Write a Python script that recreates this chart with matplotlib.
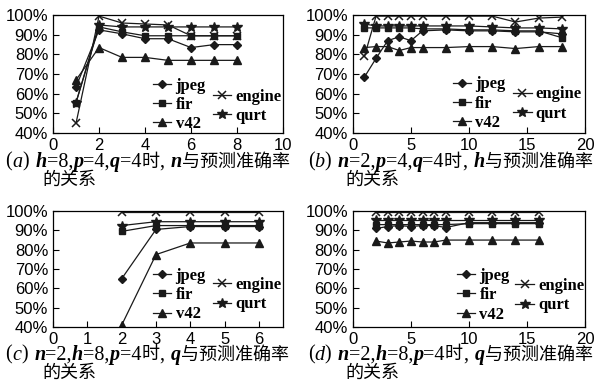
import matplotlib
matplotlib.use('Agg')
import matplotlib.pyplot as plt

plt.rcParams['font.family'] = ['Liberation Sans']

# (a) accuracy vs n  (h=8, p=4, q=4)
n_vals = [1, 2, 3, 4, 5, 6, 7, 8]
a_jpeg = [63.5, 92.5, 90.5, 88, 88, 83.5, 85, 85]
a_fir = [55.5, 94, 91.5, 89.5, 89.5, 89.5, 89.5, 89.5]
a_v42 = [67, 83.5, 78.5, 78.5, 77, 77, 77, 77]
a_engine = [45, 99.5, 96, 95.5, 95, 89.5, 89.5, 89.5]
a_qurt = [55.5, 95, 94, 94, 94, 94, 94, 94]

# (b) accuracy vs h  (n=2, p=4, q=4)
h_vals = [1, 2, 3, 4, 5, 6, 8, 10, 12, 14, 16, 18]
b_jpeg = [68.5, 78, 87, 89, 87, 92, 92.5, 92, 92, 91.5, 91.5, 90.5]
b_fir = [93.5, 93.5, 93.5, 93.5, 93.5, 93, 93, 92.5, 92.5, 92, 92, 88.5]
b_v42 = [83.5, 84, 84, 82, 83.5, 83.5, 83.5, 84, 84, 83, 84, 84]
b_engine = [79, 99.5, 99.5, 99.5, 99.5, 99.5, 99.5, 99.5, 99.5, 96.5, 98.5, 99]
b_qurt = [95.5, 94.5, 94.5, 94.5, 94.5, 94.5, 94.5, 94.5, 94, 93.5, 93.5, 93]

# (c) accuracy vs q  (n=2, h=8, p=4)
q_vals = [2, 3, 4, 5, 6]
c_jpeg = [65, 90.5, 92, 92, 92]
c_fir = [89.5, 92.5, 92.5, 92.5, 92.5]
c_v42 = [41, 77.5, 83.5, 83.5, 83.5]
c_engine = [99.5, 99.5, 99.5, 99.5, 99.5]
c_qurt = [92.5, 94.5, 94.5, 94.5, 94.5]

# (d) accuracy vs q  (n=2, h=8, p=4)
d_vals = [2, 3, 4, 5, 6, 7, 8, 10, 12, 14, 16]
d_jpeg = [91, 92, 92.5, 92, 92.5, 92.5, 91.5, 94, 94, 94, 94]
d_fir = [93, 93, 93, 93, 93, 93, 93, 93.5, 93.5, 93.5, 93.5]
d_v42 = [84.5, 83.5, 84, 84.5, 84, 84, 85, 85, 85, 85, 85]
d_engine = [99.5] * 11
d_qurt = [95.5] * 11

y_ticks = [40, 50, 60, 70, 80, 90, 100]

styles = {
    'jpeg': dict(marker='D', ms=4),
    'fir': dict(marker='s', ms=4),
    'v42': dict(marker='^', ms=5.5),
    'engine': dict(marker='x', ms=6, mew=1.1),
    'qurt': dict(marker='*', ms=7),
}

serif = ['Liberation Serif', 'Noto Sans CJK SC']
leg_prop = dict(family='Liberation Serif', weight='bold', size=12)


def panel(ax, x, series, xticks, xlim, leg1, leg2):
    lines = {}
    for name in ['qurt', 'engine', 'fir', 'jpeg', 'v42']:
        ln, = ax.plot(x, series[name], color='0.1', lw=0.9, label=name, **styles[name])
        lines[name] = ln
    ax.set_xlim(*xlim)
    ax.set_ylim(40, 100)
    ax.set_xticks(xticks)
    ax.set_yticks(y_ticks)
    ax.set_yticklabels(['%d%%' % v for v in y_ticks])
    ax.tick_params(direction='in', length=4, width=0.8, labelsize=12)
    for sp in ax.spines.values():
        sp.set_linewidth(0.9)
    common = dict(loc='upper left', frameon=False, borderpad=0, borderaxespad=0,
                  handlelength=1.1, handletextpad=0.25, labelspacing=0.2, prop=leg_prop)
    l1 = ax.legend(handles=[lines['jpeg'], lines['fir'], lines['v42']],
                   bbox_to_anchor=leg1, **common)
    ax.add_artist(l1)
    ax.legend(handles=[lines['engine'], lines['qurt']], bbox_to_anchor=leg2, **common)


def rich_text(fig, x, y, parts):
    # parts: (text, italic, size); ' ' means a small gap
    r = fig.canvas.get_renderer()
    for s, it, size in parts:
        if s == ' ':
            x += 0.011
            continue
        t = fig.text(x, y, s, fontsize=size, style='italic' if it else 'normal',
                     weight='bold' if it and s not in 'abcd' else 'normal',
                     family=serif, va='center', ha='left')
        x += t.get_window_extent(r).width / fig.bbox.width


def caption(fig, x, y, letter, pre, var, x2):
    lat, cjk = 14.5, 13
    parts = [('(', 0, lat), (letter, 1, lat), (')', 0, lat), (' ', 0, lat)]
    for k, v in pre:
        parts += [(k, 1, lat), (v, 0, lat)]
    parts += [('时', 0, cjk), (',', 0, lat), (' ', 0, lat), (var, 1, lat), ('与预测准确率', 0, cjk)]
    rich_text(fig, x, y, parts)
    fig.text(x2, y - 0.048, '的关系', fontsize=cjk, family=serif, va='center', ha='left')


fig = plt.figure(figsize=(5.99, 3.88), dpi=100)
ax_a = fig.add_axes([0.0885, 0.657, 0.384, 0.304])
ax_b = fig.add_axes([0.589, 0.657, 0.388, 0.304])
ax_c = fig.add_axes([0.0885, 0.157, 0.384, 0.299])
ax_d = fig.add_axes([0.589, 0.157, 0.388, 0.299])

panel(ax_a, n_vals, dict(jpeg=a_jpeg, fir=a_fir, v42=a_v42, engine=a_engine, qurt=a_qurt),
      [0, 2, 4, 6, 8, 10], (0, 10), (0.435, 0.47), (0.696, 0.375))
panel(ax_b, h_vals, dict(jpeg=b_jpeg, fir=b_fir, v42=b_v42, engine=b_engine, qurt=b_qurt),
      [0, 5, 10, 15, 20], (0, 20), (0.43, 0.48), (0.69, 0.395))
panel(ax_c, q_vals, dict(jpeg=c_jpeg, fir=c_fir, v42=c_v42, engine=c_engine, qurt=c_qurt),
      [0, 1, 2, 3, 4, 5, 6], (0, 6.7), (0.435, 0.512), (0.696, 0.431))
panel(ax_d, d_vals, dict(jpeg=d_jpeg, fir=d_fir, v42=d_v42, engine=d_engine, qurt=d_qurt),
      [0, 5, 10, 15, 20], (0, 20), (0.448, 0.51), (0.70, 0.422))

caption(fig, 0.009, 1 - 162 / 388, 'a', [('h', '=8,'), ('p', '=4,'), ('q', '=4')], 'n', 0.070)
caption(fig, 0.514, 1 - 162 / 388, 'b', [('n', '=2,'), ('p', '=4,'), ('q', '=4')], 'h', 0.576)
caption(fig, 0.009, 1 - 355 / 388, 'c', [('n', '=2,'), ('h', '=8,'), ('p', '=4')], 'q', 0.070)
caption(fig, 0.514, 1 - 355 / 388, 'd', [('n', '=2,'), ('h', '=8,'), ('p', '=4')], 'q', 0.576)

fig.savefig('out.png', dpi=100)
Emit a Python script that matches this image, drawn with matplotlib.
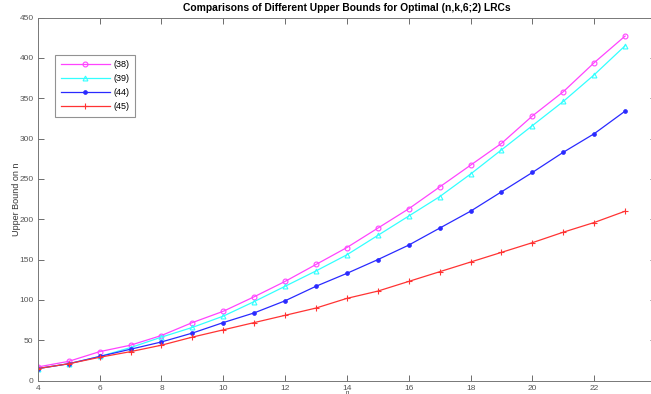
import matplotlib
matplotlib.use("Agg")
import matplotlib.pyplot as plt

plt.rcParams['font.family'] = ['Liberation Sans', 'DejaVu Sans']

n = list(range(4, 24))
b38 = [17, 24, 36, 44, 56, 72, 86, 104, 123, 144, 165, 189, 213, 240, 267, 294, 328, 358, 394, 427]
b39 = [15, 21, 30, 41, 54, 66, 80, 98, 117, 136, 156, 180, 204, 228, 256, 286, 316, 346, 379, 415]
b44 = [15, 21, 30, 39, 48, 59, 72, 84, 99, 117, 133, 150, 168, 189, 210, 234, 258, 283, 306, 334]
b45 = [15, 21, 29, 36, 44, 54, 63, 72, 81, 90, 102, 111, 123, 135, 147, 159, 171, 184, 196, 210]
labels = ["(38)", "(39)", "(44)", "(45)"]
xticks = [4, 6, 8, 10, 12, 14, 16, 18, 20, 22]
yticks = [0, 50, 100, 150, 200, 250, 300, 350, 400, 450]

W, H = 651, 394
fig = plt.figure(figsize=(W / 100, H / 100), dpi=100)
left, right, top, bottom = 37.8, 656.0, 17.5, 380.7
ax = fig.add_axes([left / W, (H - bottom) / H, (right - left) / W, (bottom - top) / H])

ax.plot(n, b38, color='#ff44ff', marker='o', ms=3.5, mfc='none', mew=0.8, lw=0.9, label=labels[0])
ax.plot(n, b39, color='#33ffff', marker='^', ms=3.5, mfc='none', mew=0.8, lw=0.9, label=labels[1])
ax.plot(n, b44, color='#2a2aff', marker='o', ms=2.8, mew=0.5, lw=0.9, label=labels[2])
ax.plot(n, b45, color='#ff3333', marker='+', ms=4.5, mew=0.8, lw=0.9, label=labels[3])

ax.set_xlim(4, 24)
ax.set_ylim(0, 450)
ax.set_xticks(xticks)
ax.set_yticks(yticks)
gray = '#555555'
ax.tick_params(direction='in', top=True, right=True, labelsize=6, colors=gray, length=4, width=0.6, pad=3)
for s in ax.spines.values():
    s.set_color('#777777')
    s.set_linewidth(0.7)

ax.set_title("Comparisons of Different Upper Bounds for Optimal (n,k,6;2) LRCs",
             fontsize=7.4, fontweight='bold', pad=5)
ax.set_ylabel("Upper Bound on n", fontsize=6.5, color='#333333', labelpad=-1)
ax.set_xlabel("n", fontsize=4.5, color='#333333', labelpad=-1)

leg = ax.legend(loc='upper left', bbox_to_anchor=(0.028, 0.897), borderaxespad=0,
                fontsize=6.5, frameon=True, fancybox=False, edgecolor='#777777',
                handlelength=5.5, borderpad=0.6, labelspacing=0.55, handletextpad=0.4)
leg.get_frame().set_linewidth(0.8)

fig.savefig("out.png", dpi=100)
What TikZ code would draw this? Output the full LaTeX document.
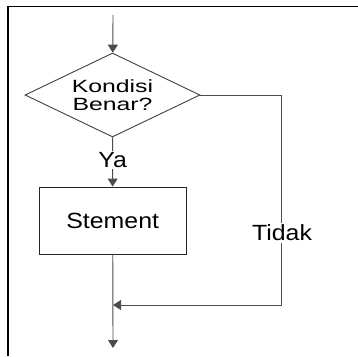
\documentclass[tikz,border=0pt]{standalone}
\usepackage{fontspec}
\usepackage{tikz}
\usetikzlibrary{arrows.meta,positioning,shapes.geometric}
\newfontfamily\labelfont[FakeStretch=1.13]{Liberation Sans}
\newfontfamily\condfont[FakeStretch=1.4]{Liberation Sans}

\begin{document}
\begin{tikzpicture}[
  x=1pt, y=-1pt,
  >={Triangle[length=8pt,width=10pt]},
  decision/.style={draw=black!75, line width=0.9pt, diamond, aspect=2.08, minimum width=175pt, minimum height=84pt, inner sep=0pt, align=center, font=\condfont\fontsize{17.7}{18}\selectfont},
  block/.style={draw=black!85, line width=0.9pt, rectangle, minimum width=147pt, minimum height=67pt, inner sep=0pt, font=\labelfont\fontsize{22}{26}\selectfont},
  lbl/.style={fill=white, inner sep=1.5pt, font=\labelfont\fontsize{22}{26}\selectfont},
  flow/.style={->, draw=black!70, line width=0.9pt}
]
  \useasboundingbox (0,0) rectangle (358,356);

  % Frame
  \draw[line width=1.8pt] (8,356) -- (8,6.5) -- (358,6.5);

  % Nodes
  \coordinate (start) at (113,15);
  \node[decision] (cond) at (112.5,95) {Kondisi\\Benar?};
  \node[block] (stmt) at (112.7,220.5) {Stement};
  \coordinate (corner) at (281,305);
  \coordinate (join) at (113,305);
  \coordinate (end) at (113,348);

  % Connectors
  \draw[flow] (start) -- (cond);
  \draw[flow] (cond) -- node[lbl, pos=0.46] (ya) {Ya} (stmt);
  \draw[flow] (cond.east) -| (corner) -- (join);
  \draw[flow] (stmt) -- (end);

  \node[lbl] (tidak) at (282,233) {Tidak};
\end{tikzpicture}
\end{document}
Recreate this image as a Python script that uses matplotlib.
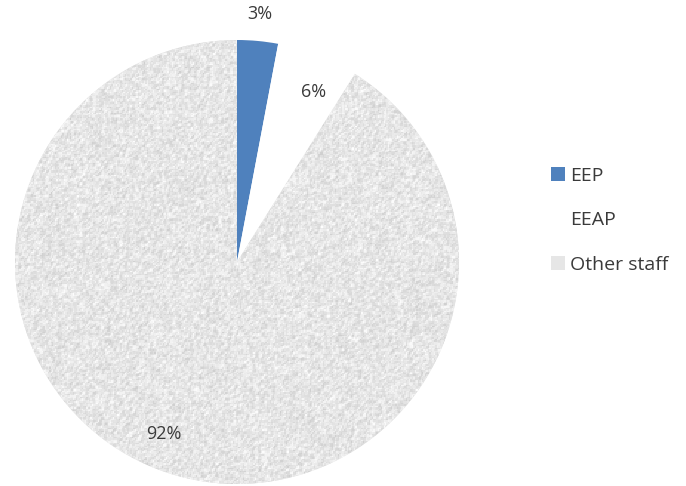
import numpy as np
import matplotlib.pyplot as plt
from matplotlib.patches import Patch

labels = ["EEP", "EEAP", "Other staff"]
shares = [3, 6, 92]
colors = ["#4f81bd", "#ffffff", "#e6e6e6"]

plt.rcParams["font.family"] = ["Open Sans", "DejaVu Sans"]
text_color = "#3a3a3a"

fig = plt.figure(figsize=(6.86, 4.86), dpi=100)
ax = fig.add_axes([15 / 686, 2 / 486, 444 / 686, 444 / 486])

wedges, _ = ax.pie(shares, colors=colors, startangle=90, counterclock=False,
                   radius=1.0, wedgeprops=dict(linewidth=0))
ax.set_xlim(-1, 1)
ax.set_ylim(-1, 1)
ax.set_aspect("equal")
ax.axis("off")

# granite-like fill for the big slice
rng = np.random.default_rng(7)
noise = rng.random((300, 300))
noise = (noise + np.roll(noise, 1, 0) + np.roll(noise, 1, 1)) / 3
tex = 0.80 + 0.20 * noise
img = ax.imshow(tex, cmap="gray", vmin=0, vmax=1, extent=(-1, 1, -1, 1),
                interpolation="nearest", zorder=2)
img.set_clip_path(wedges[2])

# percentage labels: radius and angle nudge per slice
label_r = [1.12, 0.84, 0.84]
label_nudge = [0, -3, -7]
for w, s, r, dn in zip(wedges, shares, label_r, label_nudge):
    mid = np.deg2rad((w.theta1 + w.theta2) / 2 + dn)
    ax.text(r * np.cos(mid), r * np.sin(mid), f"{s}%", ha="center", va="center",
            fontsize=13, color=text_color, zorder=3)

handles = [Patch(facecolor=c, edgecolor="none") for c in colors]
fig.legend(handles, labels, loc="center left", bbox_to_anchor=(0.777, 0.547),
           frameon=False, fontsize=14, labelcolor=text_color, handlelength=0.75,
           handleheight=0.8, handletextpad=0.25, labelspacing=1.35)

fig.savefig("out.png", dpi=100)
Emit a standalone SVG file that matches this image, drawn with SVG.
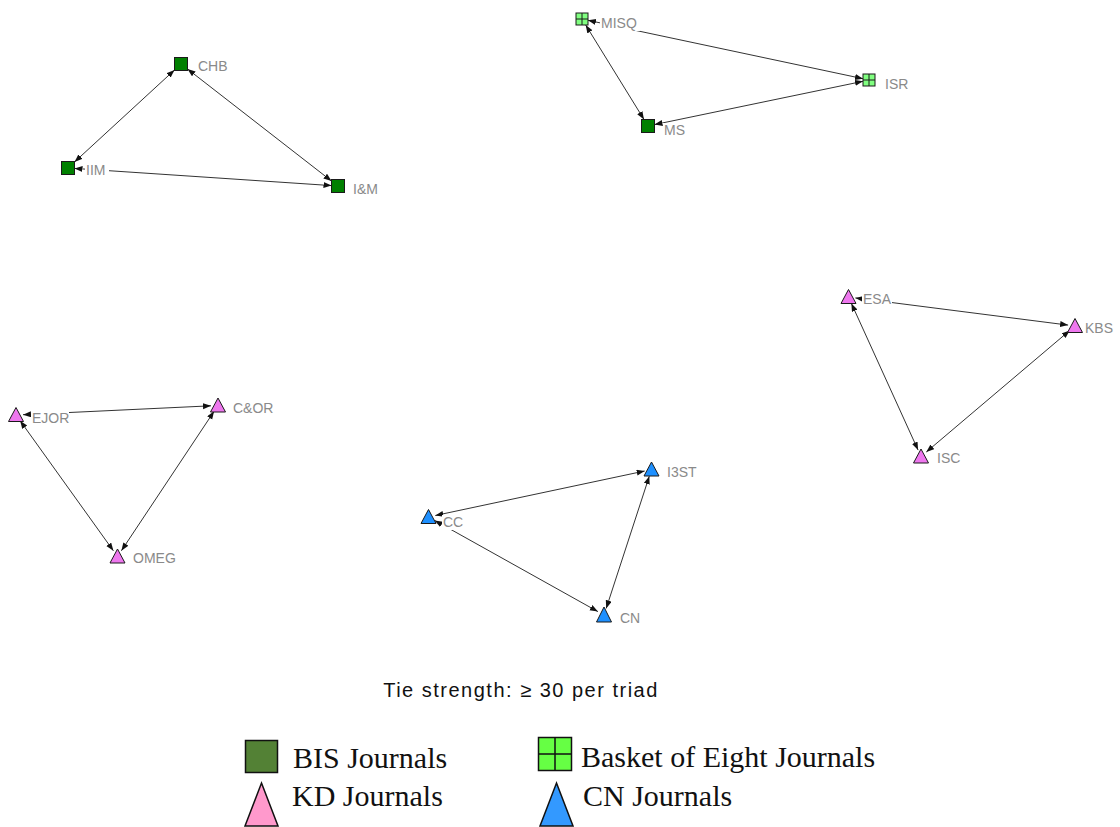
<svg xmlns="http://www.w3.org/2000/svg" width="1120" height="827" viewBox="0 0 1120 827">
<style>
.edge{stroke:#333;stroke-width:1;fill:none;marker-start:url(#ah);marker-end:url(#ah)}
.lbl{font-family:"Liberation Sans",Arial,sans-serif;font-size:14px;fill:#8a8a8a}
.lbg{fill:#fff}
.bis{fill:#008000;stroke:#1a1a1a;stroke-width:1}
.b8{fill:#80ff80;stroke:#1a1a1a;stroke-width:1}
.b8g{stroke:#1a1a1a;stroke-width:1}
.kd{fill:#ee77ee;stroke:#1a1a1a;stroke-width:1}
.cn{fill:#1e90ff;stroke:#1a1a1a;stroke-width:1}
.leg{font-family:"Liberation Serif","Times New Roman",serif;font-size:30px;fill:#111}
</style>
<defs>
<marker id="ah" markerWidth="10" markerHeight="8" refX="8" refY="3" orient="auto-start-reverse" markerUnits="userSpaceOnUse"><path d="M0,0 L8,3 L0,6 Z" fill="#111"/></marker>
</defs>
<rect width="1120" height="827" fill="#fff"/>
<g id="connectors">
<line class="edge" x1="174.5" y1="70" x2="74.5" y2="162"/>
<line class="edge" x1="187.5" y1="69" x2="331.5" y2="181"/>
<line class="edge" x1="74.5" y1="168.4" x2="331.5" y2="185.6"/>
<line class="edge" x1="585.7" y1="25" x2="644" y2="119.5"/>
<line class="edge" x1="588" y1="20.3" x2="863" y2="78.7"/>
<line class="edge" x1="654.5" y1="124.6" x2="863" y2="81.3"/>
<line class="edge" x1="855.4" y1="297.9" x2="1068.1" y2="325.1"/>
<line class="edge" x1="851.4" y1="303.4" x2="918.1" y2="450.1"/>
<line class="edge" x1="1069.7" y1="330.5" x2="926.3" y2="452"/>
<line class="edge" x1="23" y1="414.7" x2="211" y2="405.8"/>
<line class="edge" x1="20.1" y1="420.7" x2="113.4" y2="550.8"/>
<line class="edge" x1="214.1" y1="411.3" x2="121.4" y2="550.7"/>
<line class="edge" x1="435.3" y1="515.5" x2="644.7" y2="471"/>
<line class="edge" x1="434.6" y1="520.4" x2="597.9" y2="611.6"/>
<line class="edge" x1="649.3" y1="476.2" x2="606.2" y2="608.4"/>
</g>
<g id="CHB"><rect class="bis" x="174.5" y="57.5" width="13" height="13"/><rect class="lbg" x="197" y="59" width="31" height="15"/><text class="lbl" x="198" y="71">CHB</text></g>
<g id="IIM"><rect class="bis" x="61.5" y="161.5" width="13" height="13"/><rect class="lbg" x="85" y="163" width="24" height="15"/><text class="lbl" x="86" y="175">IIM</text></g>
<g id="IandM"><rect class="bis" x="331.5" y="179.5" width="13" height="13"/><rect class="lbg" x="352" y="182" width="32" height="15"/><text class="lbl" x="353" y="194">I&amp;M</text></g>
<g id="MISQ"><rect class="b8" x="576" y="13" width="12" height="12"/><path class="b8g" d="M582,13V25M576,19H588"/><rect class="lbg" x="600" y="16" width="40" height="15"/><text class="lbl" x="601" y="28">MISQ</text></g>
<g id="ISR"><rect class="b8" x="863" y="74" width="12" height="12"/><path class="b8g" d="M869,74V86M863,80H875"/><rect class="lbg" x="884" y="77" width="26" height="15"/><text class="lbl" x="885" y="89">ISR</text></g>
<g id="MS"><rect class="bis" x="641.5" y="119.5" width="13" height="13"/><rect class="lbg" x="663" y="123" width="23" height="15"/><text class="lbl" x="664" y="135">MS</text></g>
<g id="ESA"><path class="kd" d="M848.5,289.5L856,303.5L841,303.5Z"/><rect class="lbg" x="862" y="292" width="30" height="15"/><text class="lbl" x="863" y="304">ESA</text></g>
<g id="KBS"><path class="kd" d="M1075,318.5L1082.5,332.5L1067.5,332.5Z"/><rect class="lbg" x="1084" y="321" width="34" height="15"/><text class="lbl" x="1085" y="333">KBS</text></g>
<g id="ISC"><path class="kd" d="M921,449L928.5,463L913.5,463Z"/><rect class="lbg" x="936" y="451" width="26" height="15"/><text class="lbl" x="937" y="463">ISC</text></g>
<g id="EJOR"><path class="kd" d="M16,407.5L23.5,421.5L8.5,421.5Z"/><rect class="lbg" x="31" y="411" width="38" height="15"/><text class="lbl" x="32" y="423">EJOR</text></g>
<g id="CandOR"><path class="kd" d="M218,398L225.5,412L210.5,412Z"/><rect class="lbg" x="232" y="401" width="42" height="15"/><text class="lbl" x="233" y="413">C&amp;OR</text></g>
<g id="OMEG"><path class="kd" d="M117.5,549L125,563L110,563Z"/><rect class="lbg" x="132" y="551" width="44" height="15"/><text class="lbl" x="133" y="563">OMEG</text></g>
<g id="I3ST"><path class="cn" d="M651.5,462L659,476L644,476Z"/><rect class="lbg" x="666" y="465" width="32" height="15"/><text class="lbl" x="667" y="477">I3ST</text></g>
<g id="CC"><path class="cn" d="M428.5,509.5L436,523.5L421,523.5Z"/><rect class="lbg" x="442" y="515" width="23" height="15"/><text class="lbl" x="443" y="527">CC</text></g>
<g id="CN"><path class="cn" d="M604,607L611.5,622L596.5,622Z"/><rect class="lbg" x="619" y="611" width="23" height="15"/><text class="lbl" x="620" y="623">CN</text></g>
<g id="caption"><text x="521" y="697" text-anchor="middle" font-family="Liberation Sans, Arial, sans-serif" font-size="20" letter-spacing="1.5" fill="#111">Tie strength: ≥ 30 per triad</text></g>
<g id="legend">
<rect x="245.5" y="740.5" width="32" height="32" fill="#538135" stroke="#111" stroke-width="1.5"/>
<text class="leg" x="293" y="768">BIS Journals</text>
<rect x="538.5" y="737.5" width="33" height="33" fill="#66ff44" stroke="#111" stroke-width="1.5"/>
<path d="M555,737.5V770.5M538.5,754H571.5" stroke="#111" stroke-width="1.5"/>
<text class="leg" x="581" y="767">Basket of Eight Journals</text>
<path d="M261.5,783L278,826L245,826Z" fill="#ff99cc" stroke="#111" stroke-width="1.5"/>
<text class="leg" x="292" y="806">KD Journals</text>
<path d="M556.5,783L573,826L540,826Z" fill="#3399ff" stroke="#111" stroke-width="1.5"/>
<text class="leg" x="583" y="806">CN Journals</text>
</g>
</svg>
**********
#### DIRECTIONS
Please return, exactly as written, the lines from the first line of the records above through the line containing "a_qurt = [55.5, 95, 94, 94, 94, 94, 94, 94]", both included, leaving out any pictures.

#### RESULT OF THE EXERCISE
Write a Python script that recreates this chart with matplotlib.
import matplotlib
matplotlib.use('Agg')
import matplotlib.pyplot as plt

plt.rcParams['font.family'] = ['Liberation Sans']

# (a) accuracy vs n  (h=8, p=4, q=4)
n_vals = [1, 2, 3, 4, 5, 6, 7, 8]
a_jpeg = [63.5, 92.5, 90.5, 88, 88, 83.5, 85, 85]
a_fir = [55.5, 94, 91.5, 89.5, 89.5, 89.5, 89.5, 89.5]
a_v42 = [67, 83.5, 78.5, 78.5, 77, 77, 77, 77]
a_engine = [45, 99.5, 96, 95.5, 95, 89.5, 89.5, 89.5]
a_qurt = [55.5, 95, 94, 94, 94, 94, 94, 94]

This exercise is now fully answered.